Wrecker was a foray outside my usual reading genre, but I decided to give it a go based on the reviews and the striking cover.
The writing style was fluid and the word choice economical. This made it easy to get straight into the story. The principle characters, Steve and Jane, were well sketched (Jane in particular in the early stages of the book). Their dialogue was naturalistic and revealed heaps about their personalities.
Steve came across as self-absorbed and rather loathsome, which was key to some of the events that take place later on in the story. He's also something of an unconscionable opportunist, which is why he sees no problem employing handyman Rob Manteo for a pittance after running into him in a store. Not only does he have no issue with underpaying the guy, but he leaves this total stranger, clearly a steroid abuser, alone with his wife and child.
Jane is the character easiest to sympathize with. She shows some empathy for Manteo and heroic levels of self-restraint when she starts to receive unwanted information about her husband.
Manteo is also easy to empathize with early on, but this changed for me towards the end of the book.
The opening 60% of Wrecker was extremely well-written. Yes, there were some errors dotted around (mostly word omissions rather than actual typos), but never enough to get in the way of the story. These early scenes were subtly drawn and told from different POVs (principally Jane and Steve, but later Rockingham, a cop with rather an unhealthy interest in Manteo).
What I liked most of all about the first half of the book was the mystery. Events (seemingly unrelated) begin to unfold, but there is just enough information for the reader to hypothesize. Even though I'd worked out much of the central mystery early on, it was never definite in my mind (just extremely likely). It was utterly engaging following the characters as they tried to piece together what was going on. Steve's rapid decline was excruciating at times; it would have been more so had he been likable.
In these scenes, Conifer showed a mastery of his material. I was hooked from the start and already composing a review in which I extolled his virtues as an author. This guy can write, and write well.
The last 40% of the book took a slight downturn, as far as I'm concerned. It shifted from the earlier subtlety to a cliched and, at times, unbelievable pastiche of Hollywood thrillers. To a large extent, the characters remained consistent, but the action starts to become a bit over-the-top. The build towards the climactic ending was perhaps a little too drawn out and had me feeling impatient.
Probably the weakest moment, for me, was when the principle antagonist explains everything that's happened, along with motives, in what is virtually an info dump disguised as a conversation.
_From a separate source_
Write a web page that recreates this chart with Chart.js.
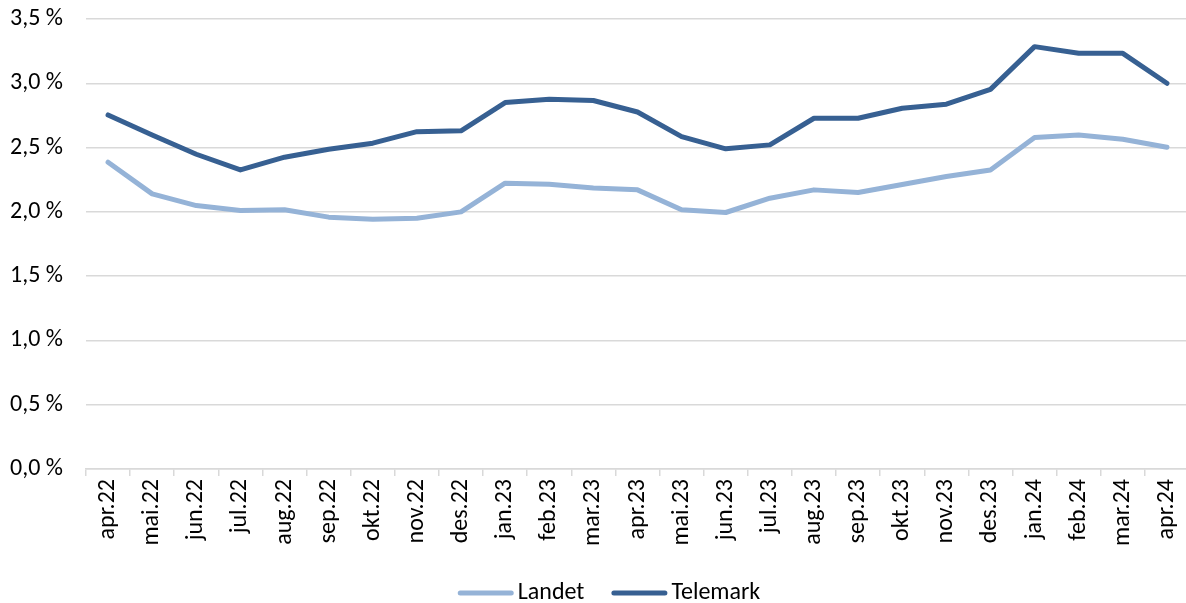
<!DOCTYPE html>
<html>
<head>
<meta charset="utf-8">
<script src="https://cdn.jsdelivr.net/npm/chart.js@4/dist/chart.umd.min.js"></script>
<style>
html,body{margin:0;padding:0;background:#fff;overflow:hidden;}
#wrap{width:1189px;height:603px;}
</style>
</head>
<body>
<div id="wrap"><canvas id="c" width="1189" height="603"></canvas></div>
<script>
const categories = ["apr.22","mai.22","jun.22","jul.22","aug.22","sep.22","okt.22","nov.22","des.22","jan.23","feb.23","mar.23","apr.23","mai.23","jun.23","jul.23","aug.23","sep.23","okt.23","nov.23","des.23","jan.24","feb.24","mar.24","apr.24"];
const landet = [2.386,2.14,2.049,2.01,2.016,1.959,1.943,1.951,2.0,2.223,2.215,2.186,2.171,2.016,1.995,2.106,2.171,2.15,2.213,2.275,2.326,2.578,2.598,2.565,2.503];
const telemark = [2.754,2.598,2.448,2.326,2.425,2.487,2.534,2.624,2.63,2.85,2.876,2.866,2.777,2.585,2.49,2.521,2.728,2.728,2.806,2.837,2.953,3.285,3.233,3.233,3.0];
const seriesNames = ["Landet","Telemark"];

const FONT = "Carlito, Lato, 'Liberation Sans', sans-serif";
const FS = 24;
Chart.defaults.font.family = FONT;
Chart.defaults.color = "#000";

const customLegend = {
  id: 'customLegend',
  afterDraw(chart) {
    const ctx = chart.ctx;
    ctx.save();
    ctx.font = FS + "px " + FONT;
    ctx.textBaseline = 'middle';
    const lineW = 56, gapText = 4, gapItem = 27;
    const items = chart.data.datasets.map(d => ({label: d.label, color: d.borderColor, w: lineW + gapText + ctx.measureText(d.label).width}));
    const total = items.reduce((s, it) => s + it.w, 0) + gapItem * (items.length - 1);
    let x = 609 - total / 2;
    const y = 593;
    items.forEach(it => {
      ctx.strokeStyle = it.color;
      ctx.lineWidth = 5;
      ctx.lineCap = 'round';
      ctx.beginPath();
      ctx.moveTo(x + 2.5, y);
      ctx.lineTo(x + lineW - 2.5, y);
      ctx.stroke();
      ctx.fillStyle = '#000';
      ctx.fillText(it.label, x + lineW + gapText, y);
      x += it.w + gapItem;
    });
    ctx.restore();
  }
};

new Chart(document.getElementById('c'), {
  type: 'line',
  data: {
    labels: categories,
    datasets: [
      {label: seriesNames[0], data: landet, borderColor: '#95B3D7', backgroundColor: '#95B3D7', borderWidth: 5, pointRadius: 0, tension: 0, borderCapStyle: 'round', borderJoinStyle: 'round'},
      {label: seriesNames[1], data: telemark, borderColor: '#376092', backgroundColor: '#376092', borderWidth: 5, pointRadius: 0, tension: 0, borderCapStyle: 'round', borderJoinStyle: 'round'}
    ]
  },
  plugins: [customLegend],
  options: {
    responsive: false,
    animation: false,
    layout: {padding: {left: 0, right: 0, top: 19, bottom: 40}},
    plugins: {
      legend: {display: false},
      tooltip: {enabled: false}
    },
    scales: {
      x: {
        offset: true,
        afterFit(scale) { scale.height = 94; scale.paddingLeft = 0; scale.paddingRight = 0; },
        grid: {display: true, drawOnChartArea: false, drawTicks: true, tickLength: 7, color: '#D9D9D9', lineWidth: 1.5, offset: true},
        border: {display: true, color: '#D9D9D9', width: 1.5},
        ticks: {minRotation: 90, maxRotation: 90, autoSkip: false, font: {size: FS}, padding: 3, color: '#000'}
      },
      y: {
        min: 0, max: 3.5,
        afterFit(scale) { scale.width = 86; scale.paddingTop = 0; scale.paddingBottom = 0; },
        grid: {color: '#D9D9D9', lineWidth: 1.5, drawTicks: false},
        border: {display: false},
        ticks: {stepSize: 0.5, font: {size: FS}, padding: 23, color: '#000',
          callback: v => v.toFixed(1).replace('.', ',') + ' %'}
      }
    }
  }
});
</script>
</body>
</html>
Not only that, but the information was somewhat redundant as the reader should have already worked much of this out at that point. I felt Conifer had done a great job of leaving a trail of breadcrumbs, but then he either doubted the reader's ability to follow it, or he doubted his own ability to have communicated the key elements of the story effectively. The editor in me wanted to bash him over the head with my Kindle and shout "Cut! Cut! Cut!". One slip, that's all it took, and the hard work of the first 60% was undermined.
The only other gripe I have is with the abrupt ending. I guess, after all that had happened, I wanted the opportunity to unwind with the characters. That's an indication that so much worked with this book.
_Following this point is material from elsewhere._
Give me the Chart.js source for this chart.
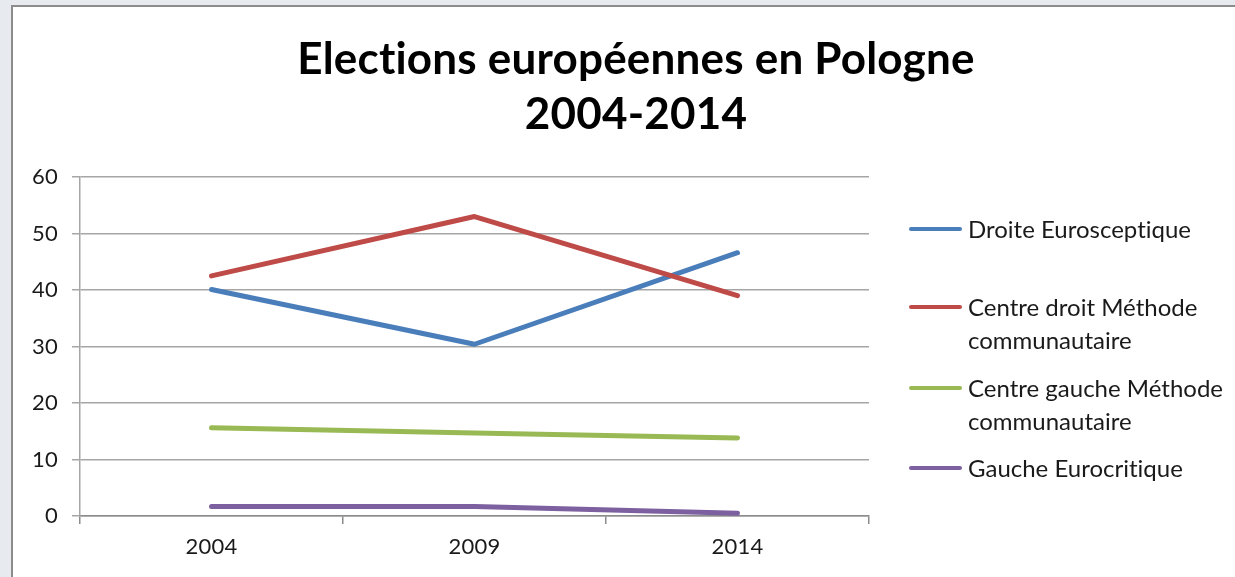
<!DOCTYPE html>
<html lang="fr">
<head>
<meta charset="utf-8">
<title>Elections européennes en Pologne 2004-2014</title>
<script src="https://cdn.jsdelivr.net/npm/chart.js@4.4.1/dist/chart.umd.min.js"></script>
<style>
  html, body { margin: 0; padding: 0; }
  body {
    width: 1235px; height: 577px; overflow: hidden; position: relative;
    background: #e7eaee;
    font-family: Lato, 'Liberation Sans', sans-serif;
  }
  #frame {
    position: absolute; left: 11px; top: 5px; width: 1260px; height: 600px;
    background: #fff; border: 2px solid #8c8c8c;
  }
  #chart { position: absolute; left: 0; top: 0; }
  #legend { position: absolute; left: 909px; top: 0; }
  .item { position: absolute; left: 0; display: flex; align-items: flex-start; }
  .swatch { width: 53px; height: 4.5px; border-radius: 2px; margin-top: 14.5px; margin-right: 6px; }
  .label {
    width: 280px; font-size: 24px; line-height: 33px; color: #1a1a1a;
    font-variant-ligatures: none;
  }
</style>
</head>
<body>
<div id="frame"></div>
<canvas id="chart" width="1272" height="577"></canvas>
<div id="legend"></div>

<script>
const FONT = "Lato, 'Liberation Sans', sans-serif";

const titleLines = ['Elections européennes en Pologne', '2004-2014'];
const years = ['2004', '2009', '2014'];
const yTicks = [0, 10, 20, 30, 40, 50, 60];

const seriesNames = [
  'Droite Eurosceptique',
  'Centre droit Méthode communautaire',
  'Centre gauche Méthode communautaire',
  'Gauche Eurocritique'
];
const droiteEurosceptique = [40.1, 30.4, 46.6];
const centreDroit = [42.5, 53.0, 39.0];
const centreGauche = [15.6, 14.7, 13.8];
const gaucheEurocritique = [1.7, 1.7, 0.5];

const seriesColors = ['#4a7ebb', '#be4b48', '#98b954', '#7d60a0'];
const legendTops = [212, 290, 371, 451];

const seriesValues = [droiteEurosceptique, centreDroit, centreGauche, gaucheEurocritique];

function buildLegend(){
  document.getElementById('legend').innerHTML = seriesNames.map((name, i) => `
    <div class="item" style="top:${legendTops[i]}px">
      <div class="swatch" style="background:${seriesColors[i]}"></div>
      <div class="label">${name}</div>
    </div>
  `).join('');
}

// a tiny letter spacing keeps Lato from joining "ti" into a ligature on the canvas
const noLigatures = {
  id: 'noLigatures',
  beforeInit(chart){ chart.ctx.letterSpacing = '0.2px'; },
  beforeDraw(chart){ chart.ctx.letterSpacing = '0.2px'; }
};

function renderChart(){
  const ctx = document.getElementById('chart');
  new Chart(ctx, {
    type: 'line',
    plugins: [noLigatures],
    data: {
      labels: years,
      datasets: seriesValues.map((values, i) => ({
        label: seriesNames[i],
        data: values,
        borderColor: seriesColors[i],
        backgroundColor: seriesColors[i],
        borderWidth: 5,
        borderCapStyle: 'round',
        borderJoinStyle: 'round',
        pointRadius: 0,
        pointHoverRadius: 0,
        tension: 0,
        // Excel draws later series on top
        order: seriesValues.length - i
      }))
    },
    options: {
      responsive: false,
      animation: false,
      events: [],
      layout: { padding: 0 },
      plugins: {
        legend: { display: false },
        tooltip: { enabled: false },
        title: {
          display: true,
          text: titleLines,
          color: '#000',
          font: { family: FONT, size: 44, weight: 'bold', lineHeight: '55px' },
          padding: { top: 32, bottom: 35 }
        }
      },
      scales: {
        x: {
          offset: true,
          grid: { offset: true, drawOnChartArea: false, tickLength: 8, color: '#8c8c8c', lineWidth: 1.5 },
          border: { color: '#8c8c8c', width: 1.5 },
          ticks: { color: '#1a1a1a', font: { family: FONT, size: 22 }, padding: 10, maxRotation: 0 },
          afterFit: s => { s.height = 61; }
        },
        y: {
          min: yTicks[0],
          max: yTicks[yTicks.length - 1],
          ticks: { stepSize: yTicks[1] - yTicks[0], color: '#1a1a1a', font: { family: FONT, size: 22 }, padding: 14 },
          grid: { color: '#a6a6a6', lineWidth: 1.5, tickLength: 8 },
          border: { color: '#a6a6a6', width: 1.5 },
          afterFit: s => { s.width = 80; }
        },
        // empty right-hand axis that keeps room for the legend
        side: {
          type: 'linear',
          position: 'right',
          grid: { display: false },
          border: { display: false },
          ticks: { display: false },
          afterFit: s => { s.width = 403; }
        }
      }
    }
  });
}

document.addEventListener('DOMContentLoaded', () => {
  buildLegend();
  renderChart();
});
</script>
</body>
</html>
Character identification was one of the great strengths of Wrecker. Use of POV was excellent throughout. Whenever there is a change of POV, Conifer marks it clearly with a scene break. He builds tension very well by flipping between characters in this way, and also uses shorter POV sequences to pick up pace.
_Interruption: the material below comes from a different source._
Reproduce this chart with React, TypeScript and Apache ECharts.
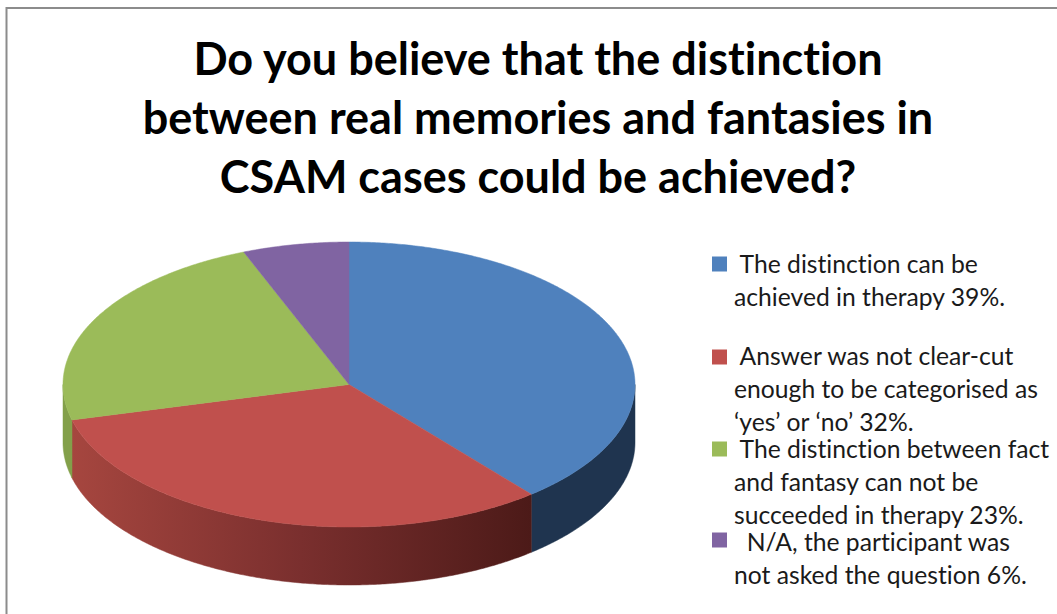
import React, { useEffect, useRef } from "react";
import * as echarts from "echarts";

const titleLines = [
  "Do you believe that the distinction",
  "between real memories and fantasies in",
  "CSAM cases could be achieved?",
];
const categories = ["Therapy", "Not clear-cut", "Not in therapy", "N/A"];
const values = [39, 32, 23, 6];
const topColors = ["#4f81bd", "#c0504d", "#9bbb59", "#8064a2"];
const legendLines = [
  [" The distinction can be", "achieved in therapy 39%."],
  [" Answer was not clear-cut", "enough to be categorised as", "‘yes’ or ‘no’ 32%."],
  [" The distinction between fact", "and fantasy can not be", "succeeded in therapy 23%."],
  ["  N/A, the participant was", "not asked the question 6%."],
];

const CX = 349, CY = 384.5, RX = 286, RY = 142.5, DEPTH = 58;
const markerTops = [264, 357, 449, 540];
const textTops = [263, 355, 448, 541];
const LINE = 33;

function pt(deg: number, dy = 0): number[] {
  const a = (deg * Math.PI) / 180;
  return [CX + RX * Math.sin(a), CY - RY * Math.cos(a) + dy];
}
function arc(from: number, to: number, dy = 0): number[][] {
  const out: number[][] = [];
  const n = Math.max(1, Math.ceil((to - from) * 2));
  for (let i = 0; i <= n; i++) out.push(pt(from + ((to - from) * i) / n, dy));
  return out;
}

export default function App() {
  const ref = useRef<HTMLDivElement>(null);
  useEffect(() => {
    const chart = echarts.init(ref.current!, null, { renderer: "svg" });
    const total = values.reduce((a, b) => a + b, 0);
    const wallFill = (i: number): any => {
      if (i === 0) return "#1f344f";
      if (i === 2) return "#83a04a";
      return new echarts.graphic.LinearGradient(
        71, 0, 531, 0,
        [
          { offset: 0, color: "#a6463f" },
          { offset: 0.5, color: "#7a2f2e" },
          { offset: 1, color: "#4c1a18" },
        ],
        true
      );
    };
    chart.setOption({
      animation: false,
      backgroundColor: "#ffffff",
      title: titleLines.map((text, i) => ({
        text,
        left: 533,
        top: 26 + i * 59,
        textAlign: "center",
        textStyle: { fontFamily: "Lato", fontWeight: "bold", fontSize: 45, color: "#000000", lineHeight: 54 },
      })),
      series: [
        {
          type: "custom",
          coordinateSystem: "none",
          silent: true,
          data: values.map((v, i) => ({ name: categories[i], value: [v] })),
          renderItem: (params: any, api: any) => {
            const i = params.dataIndex;
            const before = values.slice(0, i).reduce((a, b) => a + b, 0);
            const from = (before / total) * 360;
            const to = ((before + api.value(0)) / total) * 360;
            const children: any[] = [];
            const w0 = Math.max(from, 90), w1 = Math.min(to, 270);
            if (w1 > w0) {
              const fill = wallFill(i);
              children.push({
                type: "polygon",
                shape: { points: [...arc(w0, w1), ...arc(w0, w1, DEPTH).reverse()] },
                style: { fill, stroke: fill, lineWidth: 0.5 },
              });
            }
            children.push({
              type: "polygon",
              z2: 10,
              shape: { points: [[CX, CY], ...arc(from, to)] },
              style: { fill: topColors[i], stroke: topColors[i], lineWidth: 0.5 },
            });
            return { type: "group", children };
          },
        },
      ],
      graphic: [
        { type: "rect", silent: true, shape: { x: 6.5, y: 8, width: 1060, height: 620 }, style: { fill: "none", stroke: "#8c8c8c", lineWidth: 2 } },
        ...legendLines.flatMap((lines, i) => [
          { type: "rect", silent: true, shape: { x: 712, y: markerTops[i] - 7.5, width: 15, height: 15 }, style: { fill: topColors[i] } },
          ...lines.map((t, j) => ({
            type: "text",
            silent: true,
            x: 734,
            y: textTops[i] + j * LINE,
            style: { text: t, fontFamily: "Lato", fontSize: 24.7, fill: "#1a1a1a", textVerticalAlign: "middle" },
          })),
        ]),
      ],
    });
    return () => chart.dispose();
  }, []);
  return (
    <div
      ref={ref}
      style={{ position: "fixed", left: 0, top: 0, width: 1057, height: 614, fontVariantLigatures: "none" }}
    />
  );
}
In some ways, the structure of Wrecker reminded me of The Butcher's Boy (M.R. Mathias), although Wrecker is subtler (at first) and lacks the terror of Butcher's.
Overall it was an enjoyable read that started brilliantly, but fell away a little later on. The writing is good, but there were a few too many errors (more in the second half). Nothing major, but the accumulation of missed words did start to detract towards the end.
Wrecker has shown me enough to realize that Dave Conifer is an excellent writer. Anyone who can hook me early on and get me to identify with their characters has already succeeded in the primary tasks of an author. The only reason I can't give this the five stars I thought it deserved early on is the change that occurs just past the midway point. Once the mystery is solved and the consequences start to play out, it devolves into a slightly hackneyed formula that does not fully showcase the author's true strengths, which were on display very effectively at the beginning.